All small claims court sessions are open to the public. You may attend any of these courtroom proceedings to familiarize yourself with the procedures before your trial.
Start by making a detailed list of what happened so that the facts are clear in your mind. Also, make a list of the evidence you want to bring with you to court that will support the facts.
The evidence you should bring to trial to support your claims or defenses includes:
- Documents such as contracts, notes, leases, receipts, canceled checks, credit card statements and so forth
Bring original documents and at least one clear copy of each.
Talk to people who may have witnessed any of the events in dispute. If you are suing on the basis of defective merchandise or faulty repairs, it may be helpful to have an expert witness testify on your behalf.
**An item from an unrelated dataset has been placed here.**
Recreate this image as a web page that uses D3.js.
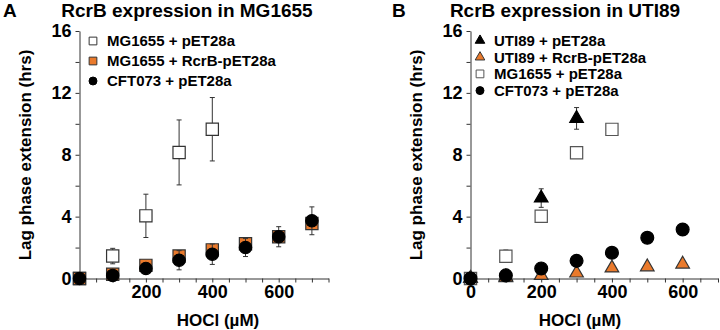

You may bring to court witnesses to testify to their personal knowledge and observations relevant to the case. Do not bring letters from witnesses to your trial because they are not admissible even though written under oath and notarized. If any witness refuses to attend the trial, you may have the court order the witness to come to court with a subpoena.
Review Date and Trial
A trial in small claims court is a simple and somewhat informal court hearing where the judge listens to both parties as well as their witnesses and examines any physical objects that they have brought and then decides the case.
After your claim is filed, the court will probably set a date to review the facts in your case. Many small claims court cases are settled at this time. If you have a review hearing but your case is not settled, it will go to trial. All cases are heard by a circuit court judge and will be decided by the judge if both parties can't reach an agreement.
Arrive early so you have time to find the small claims courtroom and to get organized. If you fail to appear on time for trial, the court may enter a judgment in favor of the other side. Bring your physical evidence and witnesses, if any.
You will have to wait while routine matters and other cases are heard. When your case is called, step up before the judge with your witnesses. If the other side doesn't show up, the judge will probably enter a judgment in your favor but may require you to present proof, so be prepared. If your opponent appears for trial, the parties and their witnesses will be placed under oath and must tell the truth.
The plaintiff will present the case first. The plaintiff should tell the judge exactly what happened, mentioning dates, times and places. The witnesses, if any, should be questioned and all physical evidence given to the judge. After each plaintiff's witness testifies, the defendant has the opportunity to ask questions. When the plaintiff finishes presenting proof, it is the defendant's turn. The defendant may testify, ask questions of witnesses and present physical evidence to the judge. The plaintiff has the right to question each of the defendant's witnesses. The plaintiff and defendant can also question each other.
Do not interrupt or argue with any witness. Listen carefully so you can tell the judge why you disagree when it is your turn to speak. If the judge asks you questions, answer them clearly and directly.
After hearing both sides the judge will, based upon the law and the facts, reach a decision called a judgment. The court may award the plaintiff all or part of the money claimed or find in favor of the defendant. The judgment is in writing and entered on the court records. The judgment will require the losing party to pay the winning party's court costs. The party who wins the case will be required to write the order granting judgment.
Questions for Your Attorney
- Can an attorney come with me into the courtroom?
- What should I take with me to court?
- What happens if I can't make it to court on my scheduled trial date?